- What needs to be done: Leaving out the pictures, retype the lines from the beginning of the listing through the line containing "import plotly.graph_objects as go".

——————————

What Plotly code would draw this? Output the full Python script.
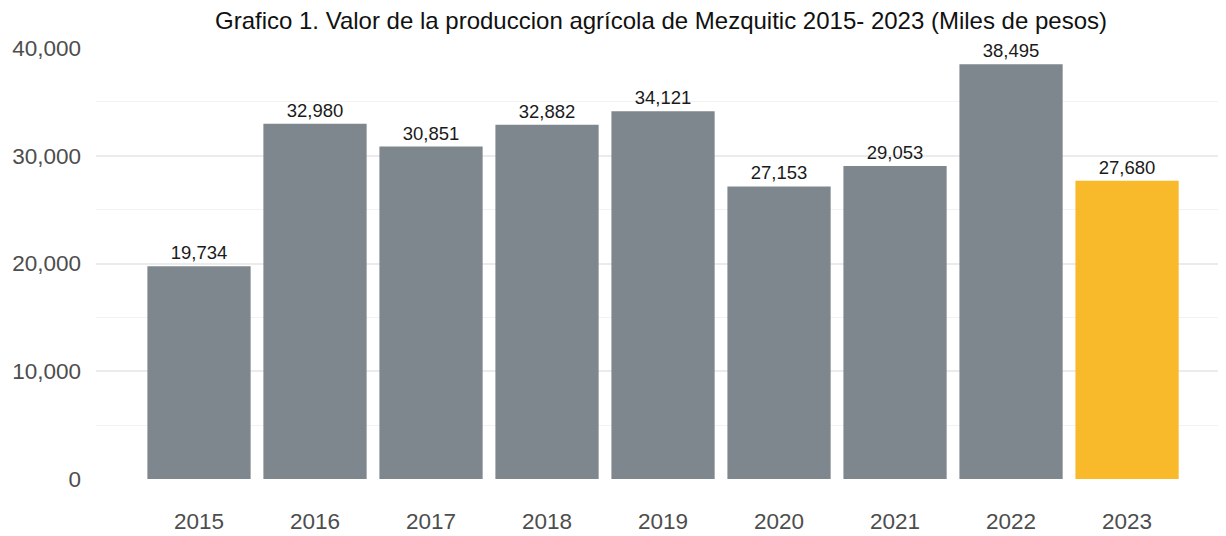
import plotly.graph_objects as go

years = ["2015", "2016", "2017", "2018", "2019", "2020", "2021", "2022", "2023"]
values = [19734, 32980, 30851, 32882, 34121, 27153, 29053, 38495, 27680]
colors = ["#7e878d"] * 8 + ["#f8b92b"]
labels = [f"{v:,}" for v in values]

fig = go.Figure(go.Bar(
    x=years, y=values, marker=dict(color=colors, line=dict(width=0)),
    width=0.89, text=labels, textposition="outside", cliponaxis=False,
    textfont=dict(size=18.5, color="#1a1a1a"),
))

# page body has an 8px default margin, so the figure is sized/offset to compensate
fig.update_layout(
    width=1218, height=528,
    margin=dict(l=88, r=0, t=40, b=57),
    plot_bgcolor="white", paper_bgcolor="white",
    font=dict(family="Arial, Liberation Sans, sans-serif"),
    title=dict(text="Grafico 1. Valor de la produccion agrícola de Mezquitic 2015- 2023 (Miles de pesos)",
               x=0.5, xref="paper", xanchor="center", y=1 - 12.5 / 528, yref="container", yanchor="middle",
               font=dict(size=24, color="#111")),
    showlegend=False,
)
fig.update_xaxes(
    range=[-0.888, 8.853], showgrid=False, zeroline=False, showline=False, automargin=False,
    tickfont=dict(size=22.5, color="#4d4d4d"), ticks="", ticklabelstandoff=26,
)
fig.update_yaxes(
    range=[0, 40000], tickvals=[0, 10000, 20000, 30000, 40000], automargin=False,
    tickformat=",", showgrid=True, gridcolor="#ebebeb", gridwidth=2,
    zeroline=False, showline=False, ticks="",
    minor=dict(tickvals=[5000, 15000, 25000, 35000], showgrid=True, gridcolor="#f2f2f2", gridwidth=1),
    tickfont=dict(size=22.5, color="#4d4d4d"), ticklabelstandoff=14,
)
fig.write_html("out.html")
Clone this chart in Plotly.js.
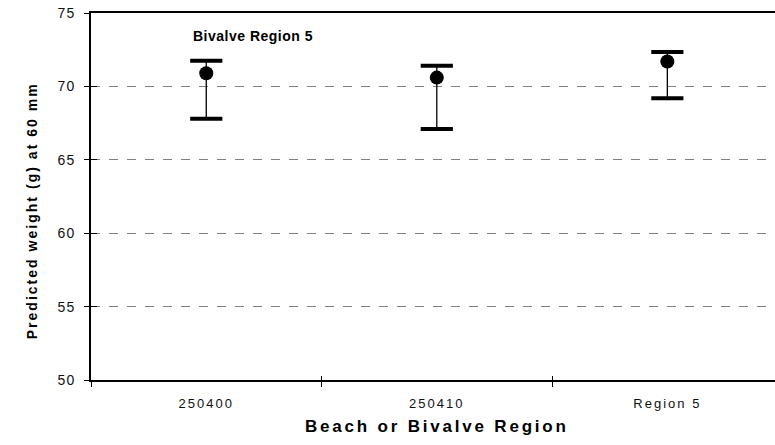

——————————

- Reply:
What Plotly code would draw this? Output the full Python script.
import plotly.graph_objects as go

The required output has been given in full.